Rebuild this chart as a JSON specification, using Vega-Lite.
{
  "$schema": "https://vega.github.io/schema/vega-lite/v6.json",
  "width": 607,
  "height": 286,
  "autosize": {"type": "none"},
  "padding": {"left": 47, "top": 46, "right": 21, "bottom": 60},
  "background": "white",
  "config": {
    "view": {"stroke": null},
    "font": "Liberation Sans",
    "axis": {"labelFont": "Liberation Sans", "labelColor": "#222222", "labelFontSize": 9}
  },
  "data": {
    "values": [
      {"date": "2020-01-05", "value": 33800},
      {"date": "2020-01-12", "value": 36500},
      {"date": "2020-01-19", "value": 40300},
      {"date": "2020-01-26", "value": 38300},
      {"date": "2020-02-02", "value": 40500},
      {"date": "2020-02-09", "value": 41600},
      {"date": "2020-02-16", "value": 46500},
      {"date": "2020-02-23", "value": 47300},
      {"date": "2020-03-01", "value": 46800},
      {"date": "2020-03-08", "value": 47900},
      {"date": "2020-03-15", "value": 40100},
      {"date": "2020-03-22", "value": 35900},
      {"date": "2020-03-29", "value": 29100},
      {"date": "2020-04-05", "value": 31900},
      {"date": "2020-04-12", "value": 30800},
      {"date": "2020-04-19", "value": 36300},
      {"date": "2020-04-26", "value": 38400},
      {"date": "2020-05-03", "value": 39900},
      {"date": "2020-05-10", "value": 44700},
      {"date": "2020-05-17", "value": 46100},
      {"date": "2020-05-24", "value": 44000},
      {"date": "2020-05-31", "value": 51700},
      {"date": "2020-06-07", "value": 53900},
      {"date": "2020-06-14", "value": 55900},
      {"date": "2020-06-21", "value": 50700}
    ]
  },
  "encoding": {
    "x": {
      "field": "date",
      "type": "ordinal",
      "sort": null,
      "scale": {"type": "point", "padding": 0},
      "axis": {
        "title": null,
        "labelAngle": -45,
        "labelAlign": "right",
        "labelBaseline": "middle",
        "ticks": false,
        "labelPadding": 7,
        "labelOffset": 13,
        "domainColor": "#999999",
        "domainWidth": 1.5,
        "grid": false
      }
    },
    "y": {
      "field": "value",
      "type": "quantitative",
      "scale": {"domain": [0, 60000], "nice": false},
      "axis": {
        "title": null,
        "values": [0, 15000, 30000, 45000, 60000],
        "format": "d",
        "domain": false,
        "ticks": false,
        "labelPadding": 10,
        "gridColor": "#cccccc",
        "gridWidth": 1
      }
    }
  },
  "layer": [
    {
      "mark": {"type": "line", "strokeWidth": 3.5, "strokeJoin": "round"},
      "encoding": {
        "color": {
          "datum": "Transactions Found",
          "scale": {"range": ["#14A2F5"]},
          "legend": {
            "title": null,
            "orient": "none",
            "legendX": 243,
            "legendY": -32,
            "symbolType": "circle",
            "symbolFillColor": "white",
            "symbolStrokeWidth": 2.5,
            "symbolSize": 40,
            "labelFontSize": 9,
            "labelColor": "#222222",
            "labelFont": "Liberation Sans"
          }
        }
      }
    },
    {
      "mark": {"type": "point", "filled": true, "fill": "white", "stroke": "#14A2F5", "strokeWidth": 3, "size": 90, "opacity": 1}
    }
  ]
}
◇ ◇ ◇ ◇ ◇ ◇ ◇
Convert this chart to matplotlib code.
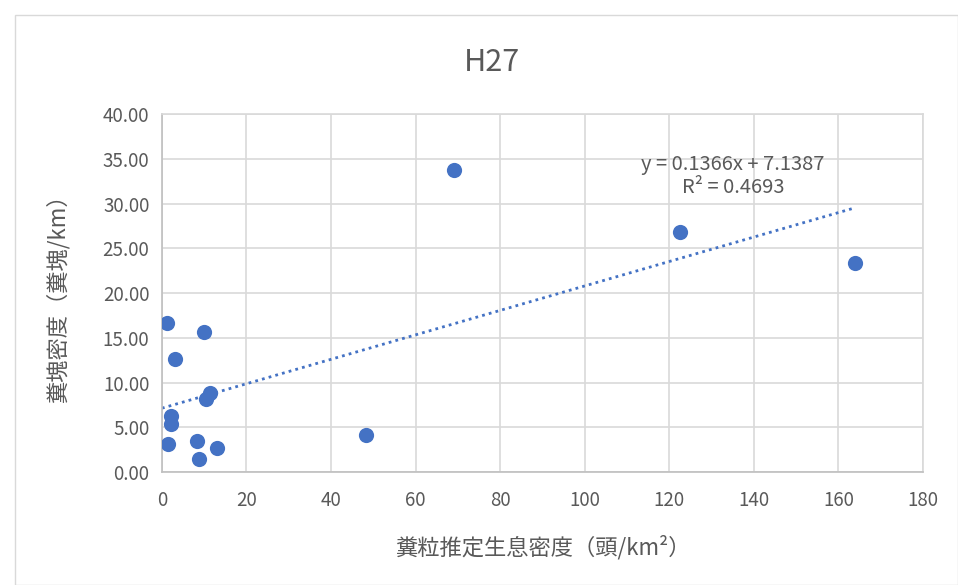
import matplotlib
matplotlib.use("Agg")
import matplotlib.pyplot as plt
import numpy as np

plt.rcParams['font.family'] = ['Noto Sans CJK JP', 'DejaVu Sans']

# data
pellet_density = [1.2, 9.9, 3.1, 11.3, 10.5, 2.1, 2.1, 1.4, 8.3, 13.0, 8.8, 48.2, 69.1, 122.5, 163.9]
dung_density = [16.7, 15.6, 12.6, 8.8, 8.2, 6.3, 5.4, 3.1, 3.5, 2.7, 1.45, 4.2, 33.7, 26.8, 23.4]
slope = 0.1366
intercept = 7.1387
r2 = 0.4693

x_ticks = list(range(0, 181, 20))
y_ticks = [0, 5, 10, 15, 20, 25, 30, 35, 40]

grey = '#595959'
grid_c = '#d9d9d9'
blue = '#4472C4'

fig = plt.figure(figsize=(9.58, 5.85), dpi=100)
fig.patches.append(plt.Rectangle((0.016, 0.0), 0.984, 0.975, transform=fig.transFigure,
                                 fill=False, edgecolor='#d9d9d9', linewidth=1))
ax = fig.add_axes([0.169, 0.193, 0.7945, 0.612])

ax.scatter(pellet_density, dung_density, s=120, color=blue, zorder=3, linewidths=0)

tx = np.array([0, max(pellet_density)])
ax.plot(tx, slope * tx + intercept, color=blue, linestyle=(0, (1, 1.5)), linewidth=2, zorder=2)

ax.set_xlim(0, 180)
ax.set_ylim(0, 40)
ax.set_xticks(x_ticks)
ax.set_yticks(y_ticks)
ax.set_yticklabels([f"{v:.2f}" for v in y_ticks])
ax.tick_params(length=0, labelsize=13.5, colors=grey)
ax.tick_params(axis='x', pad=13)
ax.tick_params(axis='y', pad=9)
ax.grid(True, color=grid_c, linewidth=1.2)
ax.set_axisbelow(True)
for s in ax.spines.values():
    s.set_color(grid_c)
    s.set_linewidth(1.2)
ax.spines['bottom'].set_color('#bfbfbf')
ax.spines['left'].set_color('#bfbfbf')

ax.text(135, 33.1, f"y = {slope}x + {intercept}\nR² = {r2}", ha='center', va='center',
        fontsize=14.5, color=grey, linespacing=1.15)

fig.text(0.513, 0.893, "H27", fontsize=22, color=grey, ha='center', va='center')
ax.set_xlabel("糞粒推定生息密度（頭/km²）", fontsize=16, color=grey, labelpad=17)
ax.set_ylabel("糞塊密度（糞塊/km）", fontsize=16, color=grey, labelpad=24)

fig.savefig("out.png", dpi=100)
◇ ◇ ◇ ◇ ◇ ◇ ◇
§ WHAT TO DO
Copy out only the lines from the one containing "Convert this chart to matplotlib code." through the one containing "r2 = 0.4693", exactly, with both ends. Any picture is left out.

§ FULL ANSWER
Convert this chart to matplotlib code.
import matplotlib
matplotlib.use("Agg")
import matplotlib.pyplot as plt
import numpy as np

plt.rcParams['font.family'] = ['Noto Sans CJK JP', 'DejaVu Sans']

# data
pellet_density = [1.2, 9.9, 3.1, 11.3, 10.5, 2.1, 2.1, 1.4, 8.3, 13.0, 8.8, 48.2, 69.1, 122.5, 163.9]
dung_density = [16.7, 15.6, 12.6, 8.8, 8.2, 6.3, 5.4, 3.1, 3.5, 2.7, 1.45, 4.2, 33.7, 26.8, 23.4]
slope = 0.1366
intercept = 7.1387
r2 = 0.4693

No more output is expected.